Limited to classification tasks: Research questions are formalized as classification tasks, without covering tasks with non-natural language representations like mathematics or code generation.
Limited scale of human experiments: With only 60 participants, the study cannot distinguish the performance difference between HypoGeniC and HypoRefine in human evaluation.
Hypothesis selection relies on ablation: The 3 hypotheses shown to humans were selected through ablation and subjective judgment, lacking a systematic approach for hypothesis recommendation.
Insufficient hyperparameter search: A single set of hyperparameters was shared across all tasks.

vs. HypoGeniC (Zhou et al., 2024): The direct predecessor and data-driven backbone of this work. HypoGeniC only utilizes data, leading to poor generalization. This work achieves an average improvement of 3.37% on OOD datasets by introducing literature.
vs. ResearchAgent (Baek et al., 2024) / SciMON (Wang et al., 2024): These studies generate hypotheses from literature using knowledge graphs, but they either lack open-source implementations or are difficult to adapt to new tasks. This work builds a simpler, self-contained literature hypothesis pipeline.
vs. AI Scientist (Lu et al., 2024): While AI Scientist aims for a fully automated scientific research pipeline (from idea generation to paper writing), this work focuses specifically on the hypothesis generation phase, emphasizing human agency in scientific research.

Inspirations & Connections¶

Inspirations for AI for Science: The synergistic "theory + data" paradigm can be extended to other scientific discovery domains. For instance, in drug discovery or materials science, existing literature knowledge (such as structure-activity relationships) can guide data mining.
Inspirations for LLM Agent Design: Alternating refinement by dual agents (a literature agent + a data agent) represents a generalizable module for fusing multi-source information.
UCB Application in Hypothesis Management: Adaptive exploration using UCB algorithms can be applied to scenario management such as idea pool maintenance or prompt optimization.
Hypotheses as Human Decision Aids: Instead of replacing human judgment with AI, this work enhances human capabilities through interpretable hypotheses, highlighting a valuable paradigm for human-AI collaboration.

Rating¶

Novelty: ⭐⭐⭐⭐ First to integrate literature-based and data-driven hypothesis generation paradigms.
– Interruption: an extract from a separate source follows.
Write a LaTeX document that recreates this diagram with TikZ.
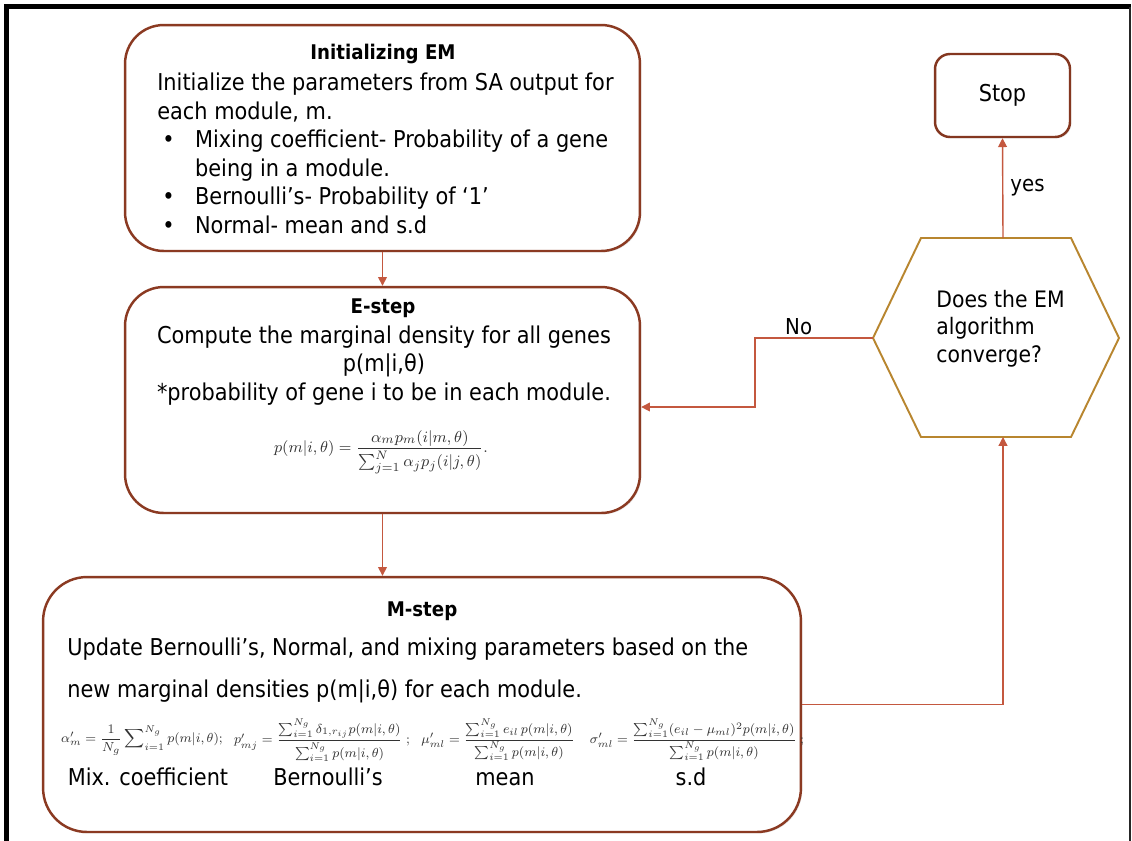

The core idea is intuitive and natural, although technically it is primarily an extension of HypoGeniC.
Experimental Thoroughness: ⭐⭐⭐⭐⭐ 5 datasets × 2 models × OOD/IND × automatic/human evaluations, along with cross-model transferability and novelty analyses.
Writing Quality: ⭐⭐⭐⭐ Clear structure, well-articulated motivation, and intuitive case studies.
Value: ⭐⭐⭐⭐ Establishes a complete evaluation paradigm for hypothesis generation, with the first human experiment validation marking a major milestone.